When my three-year-old is especially pleased with me, due to some exciting homeschool project, favorite meal, or a really fun time, he pats me fondly and says, “Mom, you’re a good woman.”

The other day he tacked on an additional phrase that made me pause and think; “Mom, you’re a good woman, and I’m your brother.”

My first and most natural response was to correct him with the words, “no, you are my son.” But as I opened my mouth to speak, a million years raced by my mind’s eye, and I saw us, Joe and I, in another age, ancient in years, living and moving in the presence of God as immortal beings. A million years from now when he is a man with vast experience and knowledge of things past and present, when I am a woman, a scarce 27 years older... will I be his “mother” then?

It was then I realized I am raising a brother–an equal in the body of Christ, another member of God’s family, and in a very real sense, my own brother! In these present, limited finite years, when he is the child, and I am the teacher, we seem unequal. He is grateful for my teaching, and I love his child-like dependence upon me.
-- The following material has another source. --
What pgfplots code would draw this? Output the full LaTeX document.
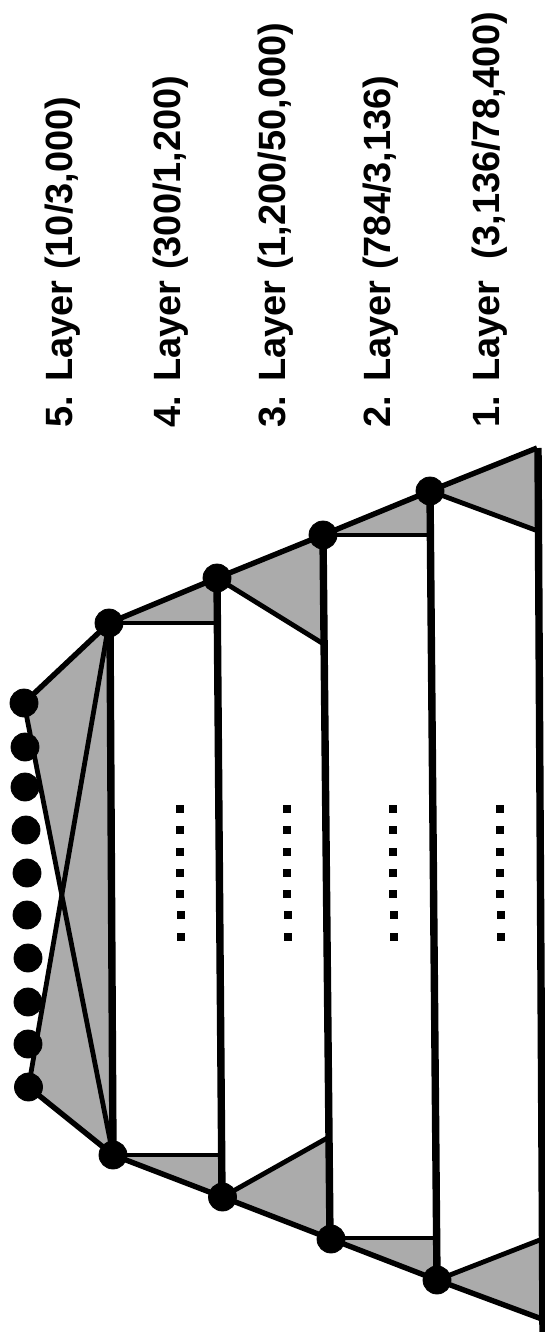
\documentclass[border=0pt]{standalone}
\usepackage{pgfplots}
\pgfplotsset{compat=1.18}
\usepackage{fontspec}
\setmainfont{Liberation Sans}
\begin{document}
\begin{tikzpicture}
\begin{axis}[
  scale only axis, width=272.5pt, height=666pt,
  xmin=0, xmax=545, ymin=0, ymax=1332, y dir=reverse,
  hide axis, clip=true]
\addplot[draw=none, forget plot] coordinates {(0,0) (545,1332)};
% shaded regions
\pgfplotsset{shade/.style={fill=black!33, draw=none, forget plot}}
\addplot[shade] coordinates {(24,703) (109,623) (111,623) (113,1155) (28.5,1087) (61.5,896)} -- cycle;
\addplot[shade] coordinates {(109,623) (217,578) (217,623)} -- cycle;
\addplot[shade] coordinates {(113,1155) (222.5,1197) (222,1155)} -- cycle;
\addplot[shade] coordinates {(217,578) (323,535) (322,643)} -- cycle;
\addplot[shade] coordinates {(222.5,1197) (331,1239) (329,1137)} -- cycle;
\addplot[shade] coordinates {(323,535) (430,491) (430,535)} -- cycle;
\addplot[shade] coordinates {(331,1239) (437,1280) (437,1238)} -- cycle;
\addplot[shade] coordinates {(430,491) (537,448) (538,531)} -- cycle;
\addplot[shade] coordinates {(437,1280) (550,1236) (550,1322)} -- cycle;
% outer edges
\addplot[black, line width=2.7pt, line join=round] coordinates {(24,703) (109,623) (217,578) (323,535) (430,491) (537,448)};
\addplot[black, line width=2.7pt, line join=round] coordinates {(28.5,1087) (113,1155) (222.5,1197) (331,1239) (437,1280) (550,1322)};
% crossing lines
\addplot[black, line width=2.4pt] coordinates {(24,703) (113,1155)};
\addplot[black, line width=2.4pt] coordinates {(109,623) (28.5,1087)};
% vertical layer lines
\addplot[black, line width=3.7pt] coordinates {(110,623) (113,1155)};
\addplot[black, line width=3.7pt] coordinates {(217,578) (222,1197)};
\addplot[black, line width=3.7pt] coordinates {(323,535) (330,1239)};
\addplot[black, line width=3.7pt] coordinates {(430,491) (437,1280)};
\addplot[black, line width=3.7pt] coordinates {(538,448) (543,1335)};
% inner boundary lines
\addplot[black, line width=2.4pt] coordinates {(109,623) (217,623)};
\addplot[black, line width=2.4pt] coordinates {(113,1155) (222,1155)};
\addplot[black, line width=2.4pt] coordinates {(217,578) (322,643)};
\addplot[black, line width=2.4pt] coordinates {(222.5,1197) (329,1137)};
\addplot[black, line width=2.4pt] coordinates {(323,535) (430,535)};
\addplot[black, line width=2.4pt] coordinates {(331,1238) (437,1238)};
\addplot[black, line width=2.4pt] coordinates {(430,491) (538,531)};
\addplot[black, line width=2.4pt] coordinates {(437,1280) (550,1236)};
% nodes
\addplot[only marks, mark=*, mark size=7pt, black] coordinates {
 (109,623) (217,578) (323,535) (430,491)
 (113,1155) (222.5,1197) (331,1239) (437,1280)};
\addplot[only marks, mark=*, mark size=7pt, black] coordinates {
 (24,703) (25,747) (25,787) (26,830) (27,873) (27,915) (28,958) (28,1002) (28,1044) (28.5,1087)};
% ellipsis dots
\addplot[only marks, mark=square*, mark size=1.6pt, black] coordinates {
 (180,809) (180,830) (180,852) (180,873) (180,894) (181,915) (181,937)
 (287,809) (287,830) (287,852) (287,873) (287,894) (288,915) (288,937)
 (393,809) (393,830) (393,852) (393,873) (393,894) (394,915) (394,937)
 (500,809) (500,830) (500,852) (500,873) (500,894) (501,915) (501,937)};
% labels
\tikzset{lab/.style={rotate=90, anchor=base west, inner sep=0pt, font=\bfseries\fontsize{19}{22}\selectfont}}
\node[lab] at (axis cs:72,428) {5. Layer (10/3,000)};
\node[lab] at (axis cs:180,428) {4. Layer (300/1,200)};
\node[lab] at (axis cs:285,428) {3. Layer (1,200/50,000)};
\node[lab] at (axis cs:390,428) {2. Layer (784/3,136)};
\node[lab] at (axis cs:499,428) {1. Layer\ \ (3,136/78,400)};
\end{axis}
\end{tikzpicture}
\end{document}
However, to seek to keep him in such a state of undevelopment would be to deny the eternity ahead of us. To fail to equip my son to be my brother in God’s economy would be a grave injustice, and a case of extreme short-sightedness. He must become all that he was created to be. He must learn to be autonomous from me. Very shortly, I must let go of my son and embrace my brother.

Going home to Cane Creek is a funny experience these days. I sit and talk with my mom and dad about articles we’re all writing, our ministry, gardening, parenting, etc... and I sense that we are shortening the span of years between us. As they grow older, they grow closer to me in thought and inspiration. I no longer need them, and they are proud of that, but I enjoy their company even more than I did when I was three years old. They are my parents, but they are also my friends, and I love them for equipping me to be a friend to them as well.

If you are raising a child, this aspiration must be your own: Work yourself out of the job of parenting. Aspire to be so good at parenting that your children will not need Mommy and Daddy by the time they are young adults. A brother, a sister, or a friend will suffice them then. If you are withholding maturity, responsibility, or knowledge through some selfish desire to maintain their dependence upon you, then you are failing as a parent.

You should desire the ones you love to come to complete wholeness and maturity in themselves. Wouldn’t you want them to be free and safe to live alone, should you pass on prematurely? Do you really enjoy the thought of their flailing distress and failure as a human being apart from you? This sounds so twisted and evil, and yet I see it everywhere. Small-minded, selfish people, hanging on to other small-minded selfish people, afraid to be alone, and unwilling to learn how to grow. The overriding question is: Who is it that you love?

Joe Courage challenges me sometimes with waving hands and a frantic, “let me do it, I can do it, let me do it!” Part of me instinctively knows that he can’t possibly fasten the zipper of his coat all by himself, and I’m going to have to do it for him anyway. But I also know that someday very soon, he will be able to fasten his own coat zipper, make his own meals, handle his own bad dreams, and so many more little details of his life that I’m an incredibly important part of now. I don’t regret his growing competence; I glory in it. I look for projects I know he can master. I press him into new experiences, new confidence, and new knowledge. When he pulls me up from the couch, makes his own bed, or cleans the toilet himself, I glow from the inside out. He is my little boy right now, but he won’t be forever. Every day he is becoming more my friend and my peer.

And for now I am reveling in the knowledge that he thinks I’m “a good woman, and he is my brother.”